** Begin ROWS **

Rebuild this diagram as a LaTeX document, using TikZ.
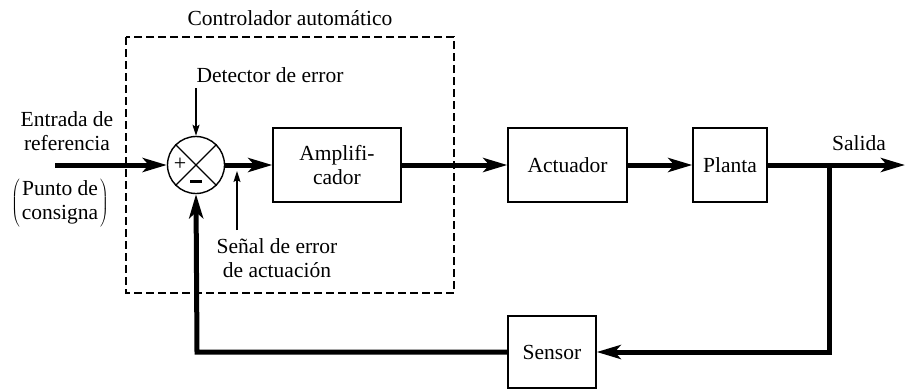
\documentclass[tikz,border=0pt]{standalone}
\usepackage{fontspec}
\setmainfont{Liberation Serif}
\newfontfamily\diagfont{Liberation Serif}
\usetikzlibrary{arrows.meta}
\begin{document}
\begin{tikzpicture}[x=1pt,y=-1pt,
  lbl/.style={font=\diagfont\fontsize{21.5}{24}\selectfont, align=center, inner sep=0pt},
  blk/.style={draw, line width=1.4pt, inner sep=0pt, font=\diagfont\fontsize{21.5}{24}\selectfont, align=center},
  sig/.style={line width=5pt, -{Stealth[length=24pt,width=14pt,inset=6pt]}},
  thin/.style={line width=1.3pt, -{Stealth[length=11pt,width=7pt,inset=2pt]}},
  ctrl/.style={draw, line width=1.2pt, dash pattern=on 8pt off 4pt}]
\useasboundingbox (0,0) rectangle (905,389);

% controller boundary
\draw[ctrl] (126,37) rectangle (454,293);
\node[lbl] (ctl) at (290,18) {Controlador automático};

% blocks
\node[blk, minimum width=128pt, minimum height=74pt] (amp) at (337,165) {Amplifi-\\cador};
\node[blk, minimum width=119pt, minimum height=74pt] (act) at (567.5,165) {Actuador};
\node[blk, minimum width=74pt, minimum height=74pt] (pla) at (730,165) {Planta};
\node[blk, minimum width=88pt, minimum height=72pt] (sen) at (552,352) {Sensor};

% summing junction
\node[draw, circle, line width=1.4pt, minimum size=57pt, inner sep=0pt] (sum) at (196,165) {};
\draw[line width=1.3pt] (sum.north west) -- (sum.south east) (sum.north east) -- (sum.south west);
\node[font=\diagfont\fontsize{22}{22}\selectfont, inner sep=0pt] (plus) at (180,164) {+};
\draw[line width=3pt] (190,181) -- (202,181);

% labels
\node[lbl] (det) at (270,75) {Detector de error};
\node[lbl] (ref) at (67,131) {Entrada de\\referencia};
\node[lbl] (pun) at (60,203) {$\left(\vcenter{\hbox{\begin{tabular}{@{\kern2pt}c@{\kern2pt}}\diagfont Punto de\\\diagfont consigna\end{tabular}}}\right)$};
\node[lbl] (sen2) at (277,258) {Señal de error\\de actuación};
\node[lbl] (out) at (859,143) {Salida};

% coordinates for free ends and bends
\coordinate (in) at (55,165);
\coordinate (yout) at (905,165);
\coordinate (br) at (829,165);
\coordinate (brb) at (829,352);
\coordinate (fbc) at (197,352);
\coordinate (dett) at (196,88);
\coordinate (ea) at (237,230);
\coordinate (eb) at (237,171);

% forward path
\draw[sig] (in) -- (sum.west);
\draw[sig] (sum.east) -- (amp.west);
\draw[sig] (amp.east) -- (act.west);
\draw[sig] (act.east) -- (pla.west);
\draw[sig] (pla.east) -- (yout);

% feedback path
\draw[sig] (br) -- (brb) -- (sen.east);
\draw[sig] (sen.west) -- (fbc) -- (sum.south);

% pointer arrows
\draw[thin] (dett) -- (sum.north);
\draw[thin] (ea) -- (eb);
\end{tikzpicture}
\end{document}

** End ROWS **
** Begin ROWS **

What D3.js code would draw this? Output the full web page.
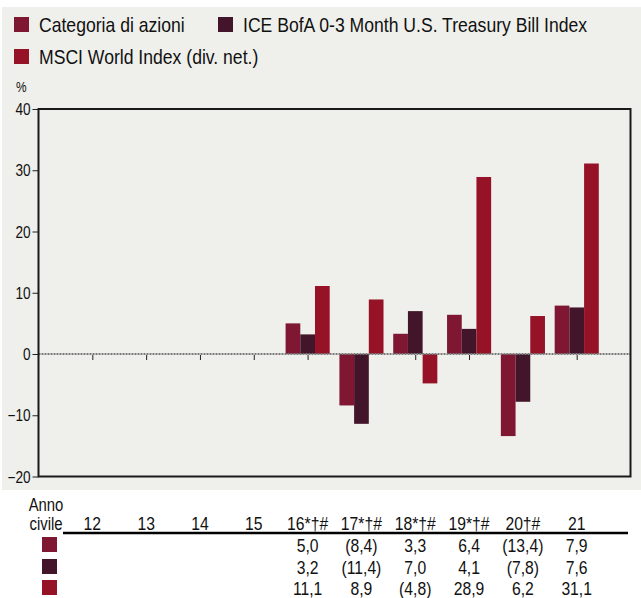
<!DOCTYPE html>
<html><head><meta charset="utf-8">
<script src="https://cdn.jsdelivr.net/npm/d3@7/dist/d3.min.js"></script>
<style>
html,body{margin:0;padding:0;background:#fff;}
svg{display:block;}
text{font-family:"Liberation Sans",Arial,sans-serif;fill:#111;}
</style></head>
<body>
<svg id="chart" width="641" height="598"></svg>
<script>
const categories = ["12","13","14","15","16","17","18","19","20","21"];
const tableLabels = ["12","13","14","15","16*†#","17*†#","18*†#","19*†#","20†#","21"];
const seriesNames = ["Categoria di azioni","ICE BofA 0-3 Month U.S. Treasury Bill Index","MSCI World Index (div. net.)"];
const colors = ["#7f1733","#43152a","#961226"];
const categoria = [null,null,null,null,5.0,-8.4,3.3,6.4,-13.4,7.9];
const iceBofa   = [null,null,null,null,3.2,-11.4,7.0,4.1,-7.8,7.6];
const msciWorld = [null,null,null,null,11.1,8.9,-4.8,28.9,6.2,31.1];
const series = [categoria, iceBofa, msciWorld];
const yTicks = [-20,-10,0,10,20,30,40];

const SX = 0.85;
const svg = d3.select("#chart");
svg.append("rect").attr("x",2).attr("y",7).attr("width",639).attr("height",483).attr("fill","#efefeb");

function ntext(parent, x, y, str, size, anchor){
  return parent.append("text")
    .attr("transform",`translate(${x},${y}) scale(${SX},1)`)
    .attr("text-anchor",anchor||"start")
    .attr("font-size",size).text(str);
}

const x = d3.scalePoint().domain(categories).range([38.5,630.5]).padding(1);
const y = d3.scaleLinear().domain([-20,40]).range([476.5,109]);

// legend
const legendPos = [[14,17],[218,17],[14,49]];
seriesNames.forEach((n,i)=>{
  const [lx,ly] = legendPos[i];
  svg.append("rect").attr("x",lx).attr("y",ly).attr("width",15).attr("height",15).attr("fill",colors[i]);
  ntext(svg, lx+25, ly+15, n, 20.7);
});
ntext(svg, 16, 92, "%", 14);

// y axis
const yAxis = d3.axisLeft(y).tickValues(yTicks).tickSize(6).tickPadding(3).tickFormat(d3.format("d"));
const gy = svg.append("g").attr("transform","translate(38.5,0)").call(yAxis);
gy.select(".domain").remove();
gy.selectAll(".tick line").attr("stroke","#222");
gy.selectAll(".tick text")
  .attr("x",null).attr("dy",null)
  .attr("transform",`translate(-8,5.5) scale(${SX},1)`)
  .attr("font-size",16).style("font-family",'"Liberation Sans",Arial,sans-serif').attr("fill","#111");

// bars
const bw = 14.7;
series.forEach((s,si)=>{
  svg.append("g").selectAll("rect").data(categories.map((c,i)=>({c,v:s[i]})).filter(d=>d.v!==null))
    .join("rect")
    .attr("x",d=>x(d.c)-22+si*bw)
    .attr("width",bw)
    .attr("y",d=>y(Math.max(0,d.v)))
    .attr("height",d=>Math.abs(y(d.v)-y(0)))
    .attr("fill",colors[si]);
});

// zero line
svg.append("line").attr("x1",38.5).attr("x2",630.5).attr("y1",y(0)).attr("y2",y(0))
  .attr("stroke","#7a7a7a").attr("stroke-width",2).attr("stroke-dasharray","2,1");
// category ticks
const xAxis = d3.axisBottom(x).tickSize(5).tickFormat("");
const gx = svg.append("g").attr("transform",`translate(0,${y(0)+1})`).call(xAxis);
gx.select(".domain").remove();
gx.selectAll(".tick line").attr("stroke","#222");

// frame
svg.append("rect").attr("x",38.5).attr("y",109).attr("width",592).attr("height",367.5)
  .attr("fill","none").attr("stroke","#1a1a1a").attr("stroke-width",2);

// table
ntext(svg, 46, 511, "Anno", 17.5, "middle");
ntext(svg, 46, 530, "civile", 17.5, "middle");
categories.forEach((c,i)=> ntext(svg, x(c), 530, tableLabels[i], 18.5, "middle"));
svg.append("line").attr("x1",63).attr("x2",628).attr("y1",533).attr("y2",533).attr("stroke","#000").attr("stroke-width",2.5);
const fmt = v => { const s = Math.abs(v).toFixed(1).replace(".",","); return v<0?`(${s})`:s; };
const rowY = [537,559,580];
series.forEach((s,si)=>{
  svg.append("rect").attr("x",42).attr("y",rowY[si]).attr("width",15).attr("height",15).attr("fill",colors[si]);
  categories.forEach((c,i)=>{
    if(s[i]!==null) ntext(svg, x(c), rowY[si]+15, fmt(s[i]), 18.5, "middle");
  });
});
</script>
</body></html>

** End ROWS **
** Begin ROWS **

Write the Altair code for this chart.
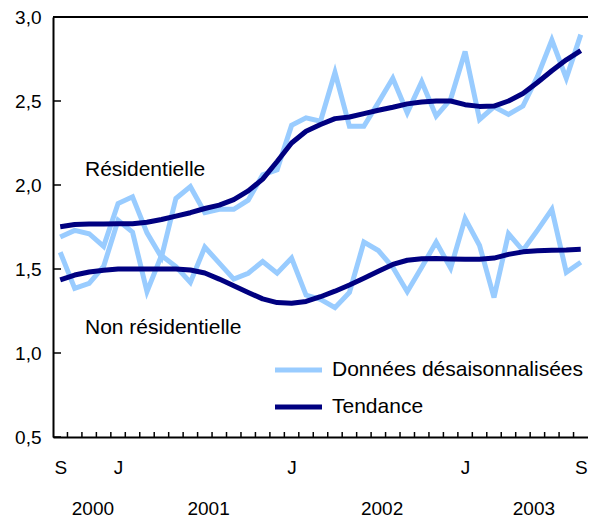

** End ROWS **

* _WRITTEN INSTRUCTION_
Copy every line that includes the string "this" from the material above.

* _FULL RESPONSE_
Rebuild this diagram as a LaTeX document, using TikZ.
What D3.js code would draw this? Output the full web page.
Write the Altair code for this chart.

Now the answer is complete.